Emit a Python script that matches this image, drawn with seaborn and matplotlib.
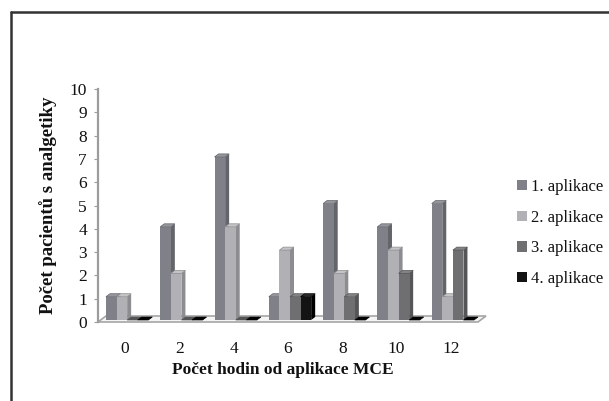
import numpy as np
import pandas as pd
import seaborn as sns
import matplotlib.pyplot as plt
from matplotlib.patches import Polygon, Patch
from matplotlib.lines import Line2D

hours = ['0', '2', '4', '6', '8', '10', '12']
series_names = ['1. aplikace', '2. aplikace', '3. aplikace', '4. aplikace']
app1 = [1, 4, 7, 1, 5, 4, 5]
app2 = [1, 2, 4, 3, 2, 3, 1]
app3 = [0, 0, 0, 1, 1, 2, 3]
app4 = [0, 0, 0, 1, 0, 0, 0]

front_colors = ['#808188', '#b1b1b5', '#6f6f72', '#131313']
side_colors = ['#64656b', '#8d8d91', '#555557', '#000000']
top_colors = ['#95969c', '#c4c4c7', '#838386', '#2a2a2a']

df = pd.DataFrame({
    'hodiny': hours * 4,
    'serie': np.repeat(series_names, len(hours)),
    'pocet': app1 + app2 + app3 + app4,
})

sns.set_theme(style='white')
plt.rcParams['font.family'] = ['Liberation Serif', 'DejaVu Serif']

fig = plt.figure(figsize=(6.09, 4.01), dpi=100)
ax = fig.add_axes([98 / 609, 1 - 322 / 401, 380 / 609, 233 / 401])

sns.barplot(data=df, x='hodiny', y='pocet', hue='serie', order=hours,
            hue_order=series_names, palette=front_colors, saturation=1,
            width=0.78, gap=0, legend=False, ax=ax, linewidth=0)

ax.set_xlim(-0.5, 6.5)
ax.set_ylim(0, 10)
ax.set_yticks(range(0, 11))

# pixel -> data units
p0 = ax.transData.transform((0, 0))
p1 = ax.transData.transform((1, 1))
ux = 1 / (p1[0] - p0[0])
uy = 1 / (p1[1] - p0[1])

# floor of the 3D chart
fdx, fdy = 8 * ux, 6 * uy
floor = Polygon([(-0.5, 0), (6.5, 0), (6.5 + fdx, fdy), (-0.5 + fdx, fdy)],
                closed=True, facecolor='#f4f4f4', edgecolor='#a5a5a5',
                linewidth=1.2, zorder=1, clip_on=False)
ax.add_patch(floor)

# 3D faces of the bars
bdx, bdy = 4 * ux, 3 * uy
sx, sy = 2 * ux, 2 * uy
n = len(hours)
for i, bar in enumerate(ax.patches[:4 * n]):
    k = i // n
    x0 = bar.get_x() + sx
    w = bar.get_width()
    h = bar.get_height()
    bar.set_x(x0)
    bar.set_y(sy)
    bar.set_zorder(2 + k * 0.1 + 0.05)
    bar.set_clip_on(False)
    top = sy + h
    side = Polygon([(x0 + w, sy), (x0 + w + bdx, sy + bdy),
                    (x0 + w + bdx, top + bdy), (x0 + w, top)],
                   closed=True, facecolor=side_colors[k], edgecolor='none',
                   zorder=2 + k * 0.1, clip_on=False)
    cap = Polygon([(x0, top), (x0 + bdx, top + bdy),
                   (x0 + w + bdx, top + bdy), (x0 + w, top)],
                  closed=True, facecolor=top_colors[k] if h > 0 else side_colors[k],
                  edgecolor=side_colors[k], linewidth=0.5,
                  zorder=2 + k * 0.1 + 0.06, clip_on=False)
    ax.add_patch(side)
    ax.add_patch(cap)

for s in ['top', 'right', 'bottom']:
    ax.spines[s].set_visible(False)
ax.spines['left'].set_color('#9c9c9c')
ax.spines['left'].set_linewidth(1.6)
ax.tick_params(axis='y', left=True, length=3, width=0.8, color='#9c9c9c',
               pad=5, labelsize=12.5, labelcolor='#111111')
ax.tick_params(axis='x', bottom=False, length=0, pad=14, labelsize=12.5,
               labelcolor='#111111')

ax.set_xlabel('Počet hodin od aplikace MCE', fontsize=12.5, fontweight='bold',
              color='#111111')
ax.set_ylabel('Počet pacientů s analgetiky', fontsize=13.5, fontweight='bold',
              color='#111111')
ax.xaxis.set_label_coords(0.487, -0.17)
ax.yaxis.set_label_coords(-0.108, 0.5)

handles = [Patch(facecolor=c, edgecolor='none') for c in front_colors]
fig.legend(handles, series_names, loc='center left',
           bbox_to_anchor=(517 / 609, 1 - 233 / 401), frameon=False,
           fontsize=12, handlelength=0.6, handleheight=0.6,
           handletextpad=0.25, labelspacing=0.88, borderpad=0,
           borderaxespad=0, labelcolor='#111111')

# outer frame (cropped on right and bottom)
fig.add_artist(Line2D([11 / 609, 11 / 609], [-0.05, 1 - 12 / 401],
                      transform=fig.transFigure, color='#333333', linewidth=1.8))
fig.add_artist(Line2D([11 / 609, 1.05], [1 - 12 / 401, 1 - 12 / 401],
                      transform=fig.transFigure, color='#333333', linewidth=1.8))

fig.savefig('out.png', dpi=100)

### Task objective
From the first line above down to the line with "from matplotlib.lines import Line2D", reproduce every line and no others, omitting pictures.

### Response
Emit a Python script that matches this image, drawn with seaborn and matplotlib.
import numpy as np
import pandas as pd
import seaborn as sns
import matplotlib.pyplot as plt
from matplotlib.patches import Polygon, Patch
from matplotlib.lines import Line2D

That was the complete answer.